Тридцать дней он был точно лунатик, не отдавая себе ясного отчета в том, отчего с такой быстротой рождалось вдохновение. Позже он поймет, что потребовалась длительная подготовка, внутреннее созревание, чтобы в такой короткий срок, без предварительной схемы и разработки, создать книгу, которая, подобно выстрелу, прозвучит в затхлой филистерской атмосфере Германии конца XVIII века. Он поймет, что, до того как приступил непосредственно к работе, накопил и хорошо высушил дрова, потому и огонь, когда пришло время, вспыхнул с такой силой, удивив его самого своим пламенем.

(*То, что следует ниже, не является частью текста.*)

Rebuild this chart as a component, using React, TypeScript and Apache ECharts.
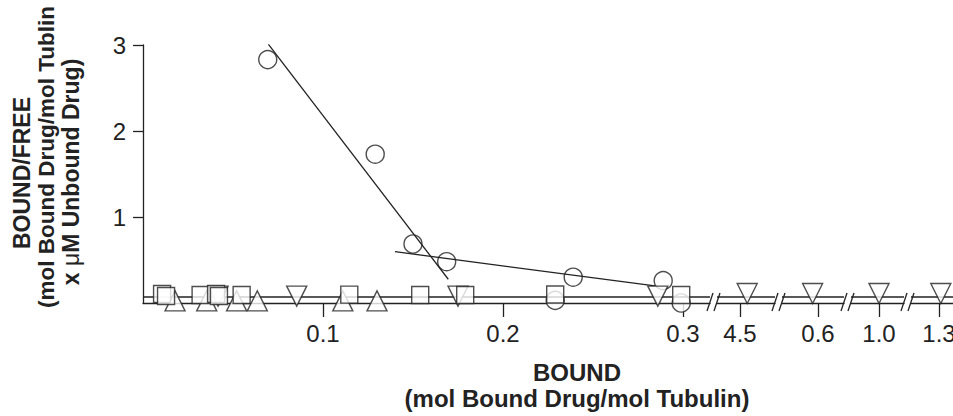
import React, { useEffect, useRef } from "react";
import * as echarts from "echarts";

// ---- data ----
const mainTicks = [0.1, 0.2, 0.3];
const mainTickLabels = ["0.1", "0.2", "0.3"];
const breakTicks = [4.5, 0.6, 1.0, 1.3];
const breakTickLabels = ["4.5", "0.6", "1.0", "1.3"];
const yTicks = [1, 2, 3];
const yTickLabels = ["1", "2", "3"];

const circles = [
  [0.0693, 2.83],
  [0.129, 1.73],
  [0.15, 0.686],
  [0.1687, 0.48],
  [0.239, 0.3],
  [0.289, 0.26],
  [0.229, 0.03],
  [0.299, 0.0],
];
const squares = [
  [0.0106, 0.105],
  [0.0128, 0.081],
  [0.032, 0.093],
  [0.0406, 0.105],
  [0.0422, 0.081],
  [0.0548, 0.093],
  [0.1146, 0.097],
  [0.154, 0.093],
  [0.179, 0.093],
  [0.229, 0.099],
  [0.299, 0.093],
];
const upTriangles = [
  [0.0178, 0.025],
  [0.0354, 0.025],
  [0.052, 0.025],
  [0.0635, 0.025],
  [0.111, 0.025],
  [0.13, 0.025],
];
const downTriangles = [
  [0.0417, 0.08],
  [0.0854, 0.08],
  [0.175, 0.08],
  [0.286, 0.08],
];
// one down-triangle in each broken axis segment
const downTrianglesBroken = [
  [4.504, 0.11],
  [0.597, 0.11],
  [1.0, 0.11],
  [1.301, 0.11],
];
const steepFit = [
  [0.0696, 3.01],
  [0.1696, 0.276],
];
const shallowFit = [
  [0.14, 0.597],
  [0.2844, 0.198],
];
const flatFitY = 0.07;

// ---- layout ----
const PX_PER_UNIT = 1800;
const GRID_TOP = 45;
const GRID_HEIGHT = 258;
const AXIS_Y = GRID_TOP + GRID_HEIGHT;
const FONT = '"Liberation Sans", Arial, Helvetica, sans-serif';
const INK = "#222";

const segments = [
  { left: 143, right: 710, anchorPx: 143 },
  { left: 717, right: 775, anchorPx: 740 },
  { left: 782, right: 844, anchorPx: 818 },
  { left: 851, right: 904, anchorPx: 879 },
  { left: 911, right: 962, anchorPx: 939 },
];

function segRange(i: number) {
  const s = segments[i];
  const anchor = i === 0 ? 0 : breakTicks[i - 1];
  return {
    min: anchor - (s.anchorPx - s.left) / PX_PER_UNIT,
    max: anchor + (s.right - s.anchorPx) / PX_PER_UNIT,
  };
}

export default function App() {
  const ref = useRef<HTMLDivElement>(null);

  useEffect(() => {
    if (!ref.current) return;
    const chart = echarts.init(ref.current, undefined, { renderer: "svg" });

    const axisLineStyle = { color: INK, width: 1.3 };

    const grid = segments.map((s) => ({
      left: s.left,
      top: GRID_TOP,
      width: s.right - s.left,
      height: GRID_HEIGHT,
      containLabel: false,
      outerBoundsMode: "none",
    }));

    const xAxis = segments.map((s, i) => {
      const r = segRange(i);
      const ticks = i === 0 ? mainTicks : [breakTicks[i - 1]];
      const labels = i === 0 ? mainTickLabels : [breakTickLabels[i - 1]];
      return {
        type: "value",
        gridIndex: i,
        min: r.min,
        max: r.max,
        axisLine: { show: true, onZero: false, lineStyle: axisLineStyle },
        axisTick: {
          show: true,
          length: 14,
          customValues: ticks,
          lineStyle: axisLineStyle,
        },
        axisLabel: {
          show: true,
          customValues: ticks,
          margin: 18,
          fontSize: 24,
          fontFamily: FONT,
          color: INK,
          formatter: (v: number) => {
            const k = ticks.findIndex((t) => Math.abs(t - v) < 1e-9);
            return k >= 0 ? labels[k] : "";
          },
        },
        splitLine: { show: false },
      };
    });

    const yAxis = segments.map((s, i) => ({
      type: "value",
      gridIndex: i,
      min: 0,
      max: 3,
      show: i === 0,
      axisLine: { show: true, lineStyle: axisLineStyle },
      axisTick: {
        show: true,
        length: 10,
        customValues: yTicks,
        lineStyle: axisLineStyle,
      },
      axisLabel: {
        show: true,
        customValues: yTicks,
        margin: 17,
        fontSize: 24,
        fontFamily: FONT,
        color: INK,
        formatter: (v: number) => {
          const k = yTicks.findIndex((t) => Math.abs(t - v) < 1e-9);
          return k >= 0 ? yTickLabels[k] : "";
        },
      },
      splitLine: { show: false },
    }));

    const symStyle = { color: "#fff", borderColor: INK, borderWidth: 1.4 };
    const fitStyle = { color: INK, width: 1.3 };

    const series: any[] = [
      {
        type: "scatter",
        xAxisIndex: 0,
        yAxisIndex: 0,
        data: circles,
        symbol: "circle",
        symbolSize: 18,
        itemStyle: symStyle,
        z: 2,
      },
      {
        type: "line",
        xAxisIndex: 0,
        yAxisIndex: 0,
        data: steepFit,
        symbol: "none",
        lineStyle: fitStyle,
        z: 3,
      },
      {
        type: "line",
        xAxisIndex: 0,
        yAxisIndex: 0,
        data: shallowFit,
        symbol: "none",
        lineStyle: fitStyle,
        z: 3,
      },
    ];

    segments.forEach((s, i) => {
      const r = segRange(i);
      series.push({
        type: "line",
        xAxisIndex: i,
        yAxisIndex: i,
        data: [
          [r.min, flatFitY],
          [r.max, flatFitY],
        ],
        symbol: "none",
        lineStyle: fitStyle,
        z: 3,
      });
    });

    series.push(
      {
        type: "scatter",
        xAxisIndex: 0,
        yAxisIndex: 0,
        data: upTriangles,
        symbol: "triangle",
        symbolSize: 20,
        itemStyle: symStyle,
        z: 4,
      },
      {
        type: "scatter",
        xAxisIndex: 0,
        yAxisIndex: 0,
        data: downTriangles,
        symbol: "triangle",
        symbolRotate: 180,
        symbolSize: 20,
        itemStyle: symStyle,
        z: 4,
      }
    );

    downTrianglesBroken.forEach((p, k) => {
      series.push({
        type: "scatter",
        xAxisIndex: k + 1,
        yAxisIndex: k + 1,
        data: [p],
        symbol: "triangle",
        symbolRotate: 180,
        symbolSize: 20,
        itemStyle: symStyle,
        z: 4,
      });
    });

    series.push({
      type: "scatter",
      xAxisIndex: 0,
      yAxisIndex: 0,
      data: squares,
      symbol: "rect",
      symbolSize: 17,
      itemStyle: symStyle,
      z: 5,
    });

    // break marks "//" at every segment end
    const breakPx: number[] = [];
    segments.forEach((s, i) => {
      if (i > 0) breakPx.push(s.left);
      if (i < segments.length - 1) breakPx.push(s.right);
    });
    const slashes = breakPx.map((x) => ({
      type: "line",
      shape: { x1: x - 3, y1: AXIS_Y + 8, x2: x + 3, y2: AXIS_Y - 10 },
      style: { stroke: INK, lineWidth: 1.3 },
      z: 10,
    }));

    const titleFont = (size: number) => `bold ${size}px ${FONT}`;
    const yTitle: any[] = [
      { x: 22, y: 173, text: "BOUND/FREE", size: 23 },
      { x: 46, y: 157, text: "(mol Bound Drug/mol Tublin", size: 22.5 },
    ].map((t) => ({
      type: "text",
      x: t.x,
      y: t.y,
      rotation: Math.PI / 2,
      style: {
        text: t.text,
        font: titleFont(t.size),
        fill: INK,
        textAlign: "center",
        textVerticalAlign: "middle",
      },
    }));
    yTitle.push({
      type: "text",
      x: 71,
      y: 172,
      rotation: Math.PI / 2,
      style: {
        text: "{a|x }{b|μ}{a|M Unbound Drug)}",
        font: titleFont(23),
        fill: INK,
        textAlign: "center",
        textVerticalAlign: "middle",
        rich: {
          a: { fontSize: 23, fontWeight: "bold", fontFamily: FONT, fill: INK },
          b: { fontSize: 23, fontWeight: "normal", fontFamily: FONT, fill: INK },
        },
      },
    });

    const xTitle = [
      { y: 372, text: "BOUND" },
      { y: 398, text: "(mol Bound Drug/mol Tubulin)" },
    ].map((t) => ({
      type: "text",
      x: 577,
      y: t.y,
      style: {
        text: t.text,
        font: titleFont(24),
        fill: INK,
        textAlign: "center",
        textVerticalAlign: "middle",
      },
    }));

    chart.setOption({
      animation: false,
      backgroundColor: "#fff",
      grid,
      xAxis,
      yAxis,
      series,
      graphic: [...slashes, ...yTitle, ...xTitle],
    } as any);

    return () => chart.dispose();
  }, []);

  return (
    <div
      ref={ref}
      style={{ position: "fixed", left: 0, top: 0, width: 953, height: 416 }}
    />
  );
}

Несомненно, однако, и то, что ему, охваченному лихорадкой сочинительства, помогали письма и дневниковые записи, сделанные им в вецларскую пору и, как подметил Т. Манн, почти без изменений перенесенные в роман. Таким образом, под рукой Гете жизненный материал, собранный на основе самонаблюдений, к его собственному удивлению, преображался в художественное произведение. В этом смысле, по словам того же Т. Манна, Вертер — «это сам Гете, без того творческого дара, каким оделила его природа». Да и сам поэт много лет спустя подтвердит, что его книга — создание, которое он, подобно пеликану, вскормил кровью своего собственного сердца, вложив в нее многое из собственной души, перечувствованное и передуманное.